La vaciedad de la palabrería sobre participación y democracia en los centros, en la que abundan las leyes más recientes, queda al desnudo ante el hecho incontestable del nulo papel decisorio al que ha quedado reducido el colectivo sobre el que recae la cotidiana responsabilidad de la tarea educativa, dejando en la pura formalidad las convocatorias obligadas del claustro, que de órgano de representación y decisión ha pasado a ser mero receptor de avisos y disposiciones tomadas sin previa discusión o consulta. Las excepciones a la regla, que las hay, cada vez son menos. Incluso en centros con solera y larga tradición de direcciones fraguadas en el respaldo democrático de los compañeros de docencia se pierden los sanos hábitos. Alguien nos contaba recientemente cómo en ocasiones en las que todavía predominan la sensatez y buen oficio de la dirección que les ha tocado en suerte, ésta no deja de hacer constancia de que la opinión del profesorado, en caso de ser requerida, sólo tiene un valor consultivo pero nunca vinculante.
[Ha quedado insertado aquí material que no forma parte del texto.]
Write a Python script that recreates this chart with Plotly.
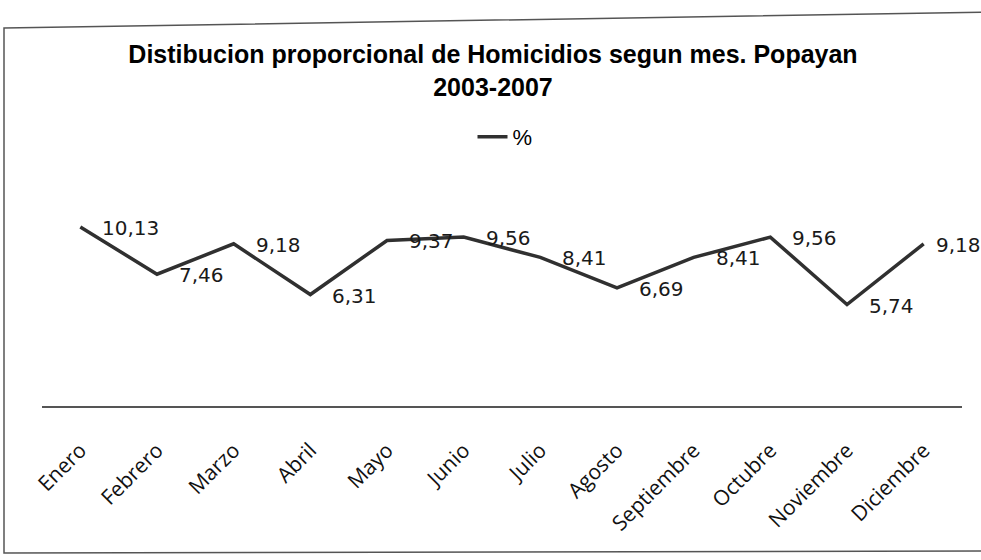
import plotly.graph_objects as go

meses = ["Enero", "Febrero", "Marzo", "Abril", "Mayo", "Junio", "Julio",
         "Agosto", "Septiembre", "Octubre", "Noviembre", "Diciembre"]
porcentaje = [10.13, 7.46, 9.18, 6.31, 9.37, 9.56, 8.41, 6.69, 8.41, 9.56, 5.74, 9.18]
etiquetas = [f"{v:.2f}".replace(".", ",") for v in porcentaje]

W, H = 981, 560
L, R, T, B = 42, 962, 194, 406


def px(x):  # page pixel -> paper
    return (x - L) / (R - L)


def py(y):
    return (B - y) / (B - T)


fig = go.Figure()
fig.add_trace(go.Scatter(
    x=meses, y=porcentaje, name="%",
    mode="lines",
    line=dict(color="#303030", width=3.5),
    hoverinfo="x+y",
))

for i, (mes, val, txt) in enumerate(zip(meses, porcentaje, etiquetas)):
    fig.add_annotation(
        x=mes, y=val, text=txt, showarrow=False,
        xanchor="left", yanchor="middle",
        xshift=10 if i == len(meses) - 1 else 20, yshift=-1,
        font=dict(family="DejaVu Sans", size=20, color="#1a1a1a"),
    )

border = (f"M{px(4)},{py(28)} L{px(1000)},{py(12)} "
          f"L{px(1000)},{py(551)} L{px(4)},{py(553)} Z")

fig.update_layout(
    width=W, height=H,
    margin=dict(l=L, r=W - R, t=T, b=H - B),
    paper_bgcolor="white", plot_bgcolor="white",
    title=dict(
        text="Distibucion proporcional de Homicidios segun mes. Popayan<br>2003-2007",
        font=dict(family="Liberation Sans", size=25, color="black", weight="bold"),
        x=493 / W, xanchor="center", xref="container",
        y=1 - 63 / H, yanchor="middle", yref="container",
    ),
    showlegend=True,
    legend=dict(
        x=px(505), y=py(137), xanchor="center", yanchor="middle",
        orientation="h", font=dict(family="Liberation Sans", size=22, color="black"),
        bgcolor="rgba(0,0,0,0)",
    ),
    xaxis=dict(
        showline=True, linecolor="#555555", linewidth=1.5,
        showgrid=False, ticks="", tickangle=-45,
        tickfont=dict(family="Open Sans", size=21, color="#111111"),
        ticklabelstandoff=22, range=[-0.5, 11.5], fixedrange=True,
    ),
    yaxis=dict(
        range=[0, 12], visible=False, showgrid=False, fixedrange=True,
    ),
    shapes=[dict(type="path", path=border, xref="paper", yref="paper",
                 line=dict(color="#555555", width=1.5), layer="below")],
)

fig.write_html(
    "out.html",
    config={"displayModeBar": False},
    post_script="document.body.style.margin='0';document.body.style.overflow='hidden';",
)
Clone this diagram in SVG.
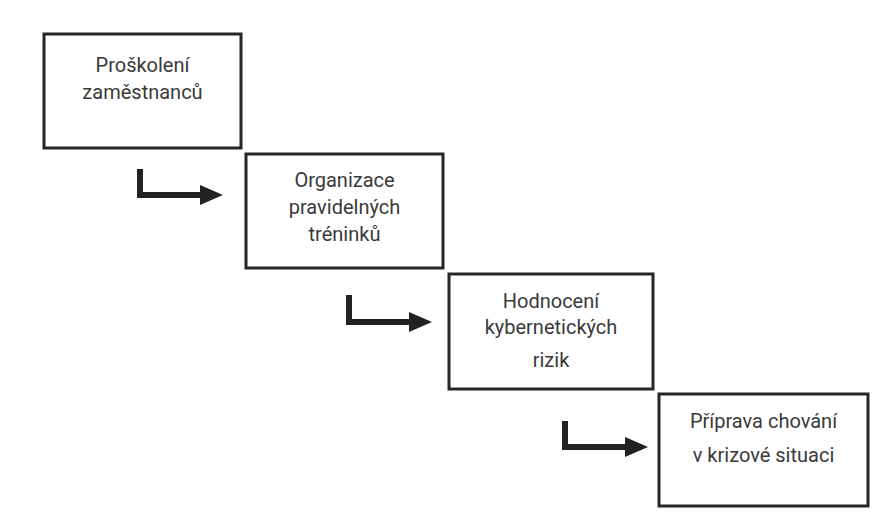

Por eso, lejos de una invectiva contra las personas concretas que hoy ejercen la dirección -y sin eximir a nadie de las propias responsabilidades-, nuestro propósito es, en primer lugar, poner de manifiesto el horizonte al que apuntan las medidas sucesivas que, bajo distintos subterfugios, nos han ido despojando de lo que fueron verdaderos logros democráticos. En segundo lugar, queremos apuntar que la degradación de la función directiva y del funcionamiento democrático en los centros no es ajena a los planes regresivos que se están articulando con respecto a los sistemas públicos de enseñanza. En ese proceso resulta imprescindible crear una casta de "ejecutivos", con intereses propios y cada vez más desvinculados del colectivo docente del que proceden, dispuestos a plegarse fielmente a la jerarquía educativa. De este modo, se quiere garantizar el cumplimiento de directrices, cuyos efectos destructivos difícilmente podrían ser admitidos en un marco democrático, como el que exige el ejercicio responsable de la función pública en aras de la defensa y preservación del derecho ciudadano a la educación.